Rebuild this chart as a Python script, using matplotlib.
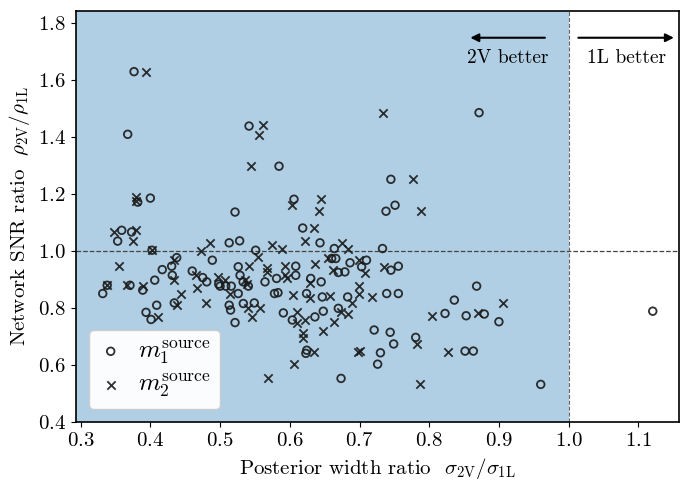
import matplotlib
matplotlib.use("Agg")
import matplotlib.pyplot as plt
import numpy as np

plt.rcParams['font.family'] = 'serif'
plt.rcParams['font.serif'] = ['cmr10', 'DejaVu Serif']
plt.rcParams['mathtext.fontset'] = 'cm'
plt.rcParams['axes.formatter.use_mathtext'] = True

# m1 source (circles): (width ratio, SNR ratio)
m1_x = [0.3765, 0.3674, 0.8715, 0.5415, 0.5845,
        0.3818, 0.3999, 0.5214, 0.606, 0.745, 0.751, 0.738,
        0.3588, 0.373, 0.353, 0.4023, 0.513, 0.528, 0.4888,
        0.6185, 0.6433, 0.551, 0.6638, 0.733,
        0.4377, 0.417, 0.4305, 0.4314, 0.4062, 0.460, 0.475, 0.4808,
        0.660, 0.666, 0.710, 0.6864, 0.526, 0.6085, 0.703, 0.745, 0.7557,
        0.6696, 0.679, 0.581, 0.6085, 0.5644, 0.645, 0.630, 0.5286, 0.533, 0.5405,
        0.338, 0.3707, 0.868,
        0.3316, 0.389, 0.3937, 0.409, 0.4009, 0.4343, 0.513, 0.515, 0.5214,
        0.526, 0.578, 0.583, 0.624, 0.6466, 0.683, 0.739, 0.7557,
        0.5333, 0.549, 0.5907, 0.6036, 0.636, 0.648, 0.6696,
        0.6243, 0.623, 0.6735, 0.721, 0.744, 0.749, 0.730, 0.726,
        0.836, 0.8227, 0.853, 0.879, 0.900, 0.7806, 0.8514, 0.8633, 0.96, 1.1207,
        0.500, 0.508, 0.516, 0.498]
m1_y = [1.631, 1.411, 1.487, 1.44, 1.299,
        1.173, 1.187, 1.138, 1.183, 1.253, 1.162, 1.141,
        1.074, 1.068, 1.036, 1.004, 1.03, 1.037, 0.969,
        1.082, 1.030, 1.004, 1.010, 1.010,
        0.978, 0.936, 0.948, 0.916, 0.899, 0.931, 0.908, 0.893,
        0.975, 0.975, 0.969, 0.960, 0.946, 0.948, 0.946, 0.934, 0.948,
        0.926, 0.928, 0.905, 0.916, 0.893, 0.893, 0.905, 0.916, 0.893, 0.878,
        0.881, 0.881, 0.878,
        0.852, 0.864, 0.786, 0.811, 0.761, 0.819, 0.811, 0.794, 0.750,
        0.852, 0.852, 0.855, 0.852, 0.84, 0.84, 0.852, 0.852,
        0.817, 0.819, 0.784, 0.759, 0.770, 0.790, 0.80,
        0.653, 0.642, 0.554, 0.724, 0.716, 0.675, 0.644, 0.604,
        0.829, 0.782, 0.774, 0.780, 0.753, 0.698, 0.650, 0.650, 0.533, 0.79,
        0.878, 0.878, 0.878, 0.885]

# m2 source (crosses)
m2_x = [0.3937, 0.562, 0.556, 0.734, 0.5443,
        0.380, 0.380, 0.777, 0.7878, 0.6027, 0.6443, 0.6423, 0.6347,
        0.348, 0.3793, 0.3755, 0.4023, 0.4855, 0.4726, 0.6218, 0.575, 0.589, 0.6753, 0.684,
        0.3554, 0.4343, 0.4343, 0.465, 0.4975, 0.507, 0.554, 0.655, 0.699,
        0.5419, 0.593, 0.636, 0.567, 0.567, 0.708, 0.7356, 0.6616, 0.593, 0.5956, 0.629, 0.5357, 0.538, 0.6997,
        0.338, 0.366, 0.389, 0.4664,
        0.444, 0.4105, 0.4386, 0.4793, 0.514,
        0.605, 0.629, 0.657, 0.6993, 0.7175,
        0.546, 0.557, 0.540, 0.61, 0.61, 0.622, 0.6634, 0.648, 0.6735, 0.684, 0.6888,
        0.6185, 0.6185, 0.6347, 0.6065, 0.569, 0.698, 0.700,
        0.9063, 0.8036, 0.8705, 0.782, 0.8265, 0.7868]
m2_y = [1.631, 1.442, 1.41, 1.487, 1.299,
        1.19, 1.176, 1.253, 1.141, 1.162, 1.183, 1.141, 1.082,
        1.068, 1.074, 1.036, 1.004, 1.028, 1.002, 1.037, 1.022, 1.008, 1.03, 1.010,
        0.948, 0.971, 0.899, 0.916, 0.910, 0.899, 0.981, 0.975, 0.971,
        0.948, 0.948, 0.957, 0.940, 0.928, 0.925, 0.946, 0.934, 0.916, 0.905, 0.889, 0.899, 0.887, 0.878,
        0.881, 0.881, 0.878, 0.870,
        0.852, 0.77, 0.811, 0.819, 0.852,
        0.846, 0.838, 0.843, 0.852, 0.84,
        0.77, 0.80, 0.80, 0.788, 0.750, 0.759, 0.753, 0.721, 0.788, 0.78, 0.819,
        0.714, 0.697, 0.647, 0.603, 0.554, 0.647, 0.652,
        0.819, 0.774, 0.784, 0.674, 0.645, 0.533]

x_ticks = [0.3, 0.4, 0.5, 0.6, 0.7, 0.8, 0.9, 1.0, 1.1]
y_ticks = [0.4, 0.6, 0.8, 1.0, 1.2, 1.4, 1.6, 1.8]

fig = plt.figure(figsize=(6.9, 4.9), dpi=100)
ax = fig.add_axes([0.1097, 0.1382, 0.8748, 0.8400])
xmin, xmax = 0.2928, 1.1588
ymin, ymax = 0.4, 1.845

ax.axvspan(xmin, 1.0, color='C0', alpha=0.35, lw=0, zorder=0)
ax.axvline(1.0, color='#666666', ls='--', lw=0.8, zorder=1)
ax.axhline(1.0, color='#444444', ls='--', lw=0.9, zorder=1)

mk_col = '#1a1a1a'
ax.scatter(m1_x, m1_y, s=30, marker='o', facecolors='none', edgecolors=mk_col,
           linewidths=1.3, alpha=0.9, zorder=3, label=r'$m_1^{\rm source}$')
ax.scatter(m2_x, m2_y, s=36, marker='x', color=mk_col,
           linewidths=1.3, alpha=0.9, zorder=3, label=r'$m_2^{\rm source}$')

ax.set_xlim(xmin, xmax)
ax.set_ylim(ymin, ymax)
ax.set_xticks(x_ticks)
ax.set_yticks(y_ticks)
ax.tick_params(labelsize=15)
for sp in ax.spines.values():
    sp.set_linewidth(1.2)

ax.set_xlabel(r'Posterior width ratio  $\sigma_{\rm 2V}/\sigma_{\rm 1L}$', fontsize=15)
ax.set_ylabel(r'Network SNR ratio  $\rho_{\rm 2V}/\rho_{\rm 1L}$', fontsize=15)

ax.annotate('', xy=(0.855, 1.75), xytext=(0.97, 1.75),
            arrowprops=dict(arrowstyle='-|>', color='black', lw=1.5, mutation_scale=12))
ax.annotate('', xy=(1.155, 1.75), xytext=(1.01, 1.75),
            arrowprops=dict(arrowstyle='-|>', color='black', lw=1.5, mutation_scale=12))
ax.text(0.9125, 1.68, '2V better', ha='center', va='center', fontsize=14)
ax.text(1.083, 1.68, '1L better', ha='center', va='center', fontsize=14)

leg = ax.legend(loc='lower left', fontsize=18, frameon=True, borderpad=0.35,
                handlelength=1.0, handletextpad=0.6, labelspacing=0.2,
                borderaxespad=0.55)
leg.get_frame().set_facecolor('white')
leg.get_frame().set_alpha(0.95)

fig.savefig('out.png', dpi=100)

+ + + +

■ **PROBLEM DESCRIPTION**: Omitting all pictures, restate exactly the lines of the material from its start through the line that contains "plt.rcParams['axes.formatter.use_mathtext'] = True".

■ **TASK RESULT**:
Rebuild this chart as a Python script, using matplotlib.
import matplotlib
matplotlib.use("Agg")
import matplotlib.pyplot as plt
import numpy as np

plt.rcParams['font.family'] = 'serif'
plt.rcParams['font.serif'] = ['cmr10', 'DejaVu Serif']
plt.rcParams['mathtext.fontset'] = 'cm'
plt.rcParams['axes.formatter.use_mathtext'] = True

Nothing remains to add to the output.